PHOENIX -- Conservation groups are vowing to intervene in a new lawsuit filed against the federal government by the attorneys general of 18 states, including Arizona.

The suit seeks to invalidate some rules added to the Endangered Species Act by the Obama Administration. The rules limit development on lands designated as critical habitat, even if the endangered species doesn't currently live in that specific area.

Brett Hartl, endangered species policy director at the Center for Biological Diversity, defended the rules, saying they protect lands that allow species like the endangered Sonoran Pronghorn to return to their ancestral habitat.

"If they have an area that's unoccupied that is really a great place for the pronghorn to live,” Hartl said. “An agency can't destroy it - because then, there's no possibility that it could recover by re-expanding into that area where it used to be found. "

There are 65 endangered species in Arizona - 21 are plants; 44 are animals, including the California condor.

Arizona Attorney General Mark Brnovich has joined the lawsuit along with officials from neighboring states of Nevada and New Mexico.

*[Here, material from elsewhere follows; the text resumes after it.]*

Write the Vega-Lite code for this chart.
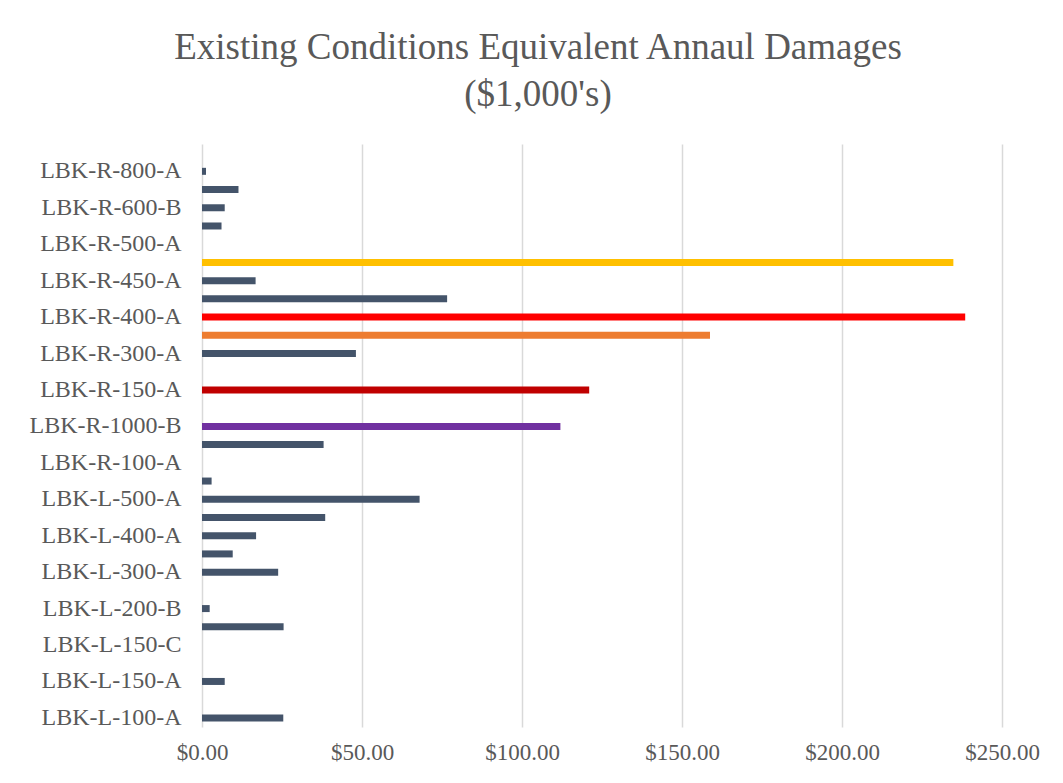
{
  "$schema": "https://vega.github.io/schema/vega-lite/v6.json",
  "autosize": {"type": "none"},
  "width": 800,
  "height": 583,
  "padding": {"left": 202, "top": 144, "right": 61, "bottom": 56},
  "background": "white",
  "title": {
    "text": ["Existing Conditions Equivalent Annaul Damages", "($1,000's)"],
    "font": "Liberation Serif",
    "fontSize": 37,
    "fontWeight": "normal",
    "color": "#595959",
    "lineHeight": 47,
    "anchor": "middle",
    "dx": -64,
    "offset": 30
  },
  "data": {
    "values": [
      {"reach": "LBK-R-900-A", "damages": 0, "rank": "other"},
      {"reach": "LBK-R-800-A", "damages": 1.25, "rank": "other"},
      {"reach": "LBK-R-700-A", "damages": 11.4, "rank": "other"},
      {"reach": "LBK-R-600-B", "damages": 7.1, "rank": "other"},
      {"reach": "LBK-R-600-A", "damages": 6.1, "rank": "other"},
      {"reach": "LBK-R-500-A", "damages": 0, "rank": "other"},
      {"reach": "LBK-R-450-B", "damages": 234.8, "rank": "2nd"},
      {"reach": "LBK-R-450-A", "damages": 16.75, "rank": "other"},
      {"reach": "LBK-R-400-B", "damages": 76.6, "rank": "other"},
      {"reach": "LBK-R-400-A", "damages": 238.5, "rank": "1st"},
      {"reach": "LBK-R-350-A", "damages": 158.75, "rank": "3rd"},
      {"reach": "LBK-R-300-A", "damages": 48.1, "rank": "other"},
      {"reach": "LBK-R-200-A", "damages": 0, "rank": "other"},
      {"reach": "LBK-R-150-A", "damages": 121.0, "rank": "4th"},
      {"reach": "LBK-R-125-A", "damages": 0, "rank": "other"},
      {"reach": "LBK-R-1000-B", "damages": 112.0, "rank": "5th"},
      {"reach": "LBK-R-1000-A", "damages": 38.0, "rank": "other"},
      {"reach": "LBK-R-100-A", "damages": 0, "rank": "other"},
      {"reach": "LBK-L-600-A", "damages": 3.0, "rank": "other"},
      {"reach": "LBK-L-500-A", "damages": 68.0, "rank": "other"},
      {"reach": "LBK-L-450-A", "damages": 38.5, "rank": "other"},
      {"reach": "LBK-L-400-A", "damages": 16.9, "rank": "other"},
      {"reach": "LBK-L-350-A", "damages": 9.6, "rank": "other"},
      {"reach": "LBK-L-300-A", "damages": 23.8, "rank": "other"},
      {"reach": "LBK-L-250-A", "damages": 0, "rank": "other"},
      {"reach": "LBK-L-200-B", "damages": 2.4, "rank": "other"},
      {"reach": "LBK-L-200-A", "damages": 25.5, "rank": "other"},
      {"reach": "LBK-L-150-C", "damages": 0, "rank": "other"},
      {"reach": "LBK-L-150-B", "damages": 0, "rank": "other"},
      {"reach": "LBK-L-150-A", "damages": 7.1, "rank": "other"},
      {"reach": "LBK-L-100-B", "damages": 0, "rank": "other"},
      {"reach": "LBK-L-100-A", "damages": 25.4, "rank": "other"}
    ]
  },
  "mark": {"type": "bar", "size": 7},
  "encoding": {
    "y": {
      "field": "reach",
      "type": "nominal",
      "sort": null,
      "scale": {"paddingInner": 0, "paddingOuter": 0},
      "axis": {
        "title": null,
        "values": ["LBK-R-800-A", "LBK-R-600-B", "LBK-R-500-A", "LBK-R-450-A", "LBK-R-400-A", "LBK-R-300-A", "LBK-R-150-A", "LBK-R-1000-B", "LBK-R-100-A", "LBK-L-500-A", "LBK-L-400-A", "LBK-L-300-A", "LBK-L-200-B", "LBK-L-150-C", "LBK-L-150-A", "LBK-L-100-A"],
        "ticks": false,
        "domain": false,
        "grid": false,
        "labelFont": "Liberation Serif",
        "labelFontSize": 24,
        "labelColor": "#595959",
        "labelPadding": 21
      }
    },
    "x": {
      "field": "damages",
      "type": "quantitative",
      "scale": {"domain": [0, 250], "nice": false},
      "axis": {
        "title": null,
        "values": [0, 50, 100, 150, 200, 250],
        "format": "$.2f",
        "ticks": false,
        "domain": false,
        "grid": true,
        "gridColor": "#D9D9D9",
        "gridWidth": 1.5,
        "labelFont": "Liberation Serif",
        "labelFontSize": 23,
        "labelColor": "#595959",
        "labelPadding": 14,
        "labelFlush": false
      }
    },
    "color": {
      "field": "rank",
      "type": "nominal",
      "legend": null,
      "scale": {
        "domain": ["1st", "2nd", "3rd", "4th", "5th", "other"],
        "range": ["#FF0000", "#FFC000", "#ED7D31", "#C00000", "#7030A0", "#44546A"]
      }
    }
  },
  "config": {"view": {"stroke": null}}
}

They allege the rules amount to an unconstitutional land grab by federal officials.

Hartl said his group will join the lawsuit on the side of the U.S. Fish and Wildlife Service, and hopes to prevent a future Trump administration from discarding the rule and settling the case.

"The Republican attorney generals see an opportunity now, with a different administration coming down the pike, to get rid of these rules and to make it a lot easier for really harmful types of development to proceed without much of a check, “ Hartl said.

If the rules are lifted, he said, many endangered species could be further penned in by future development.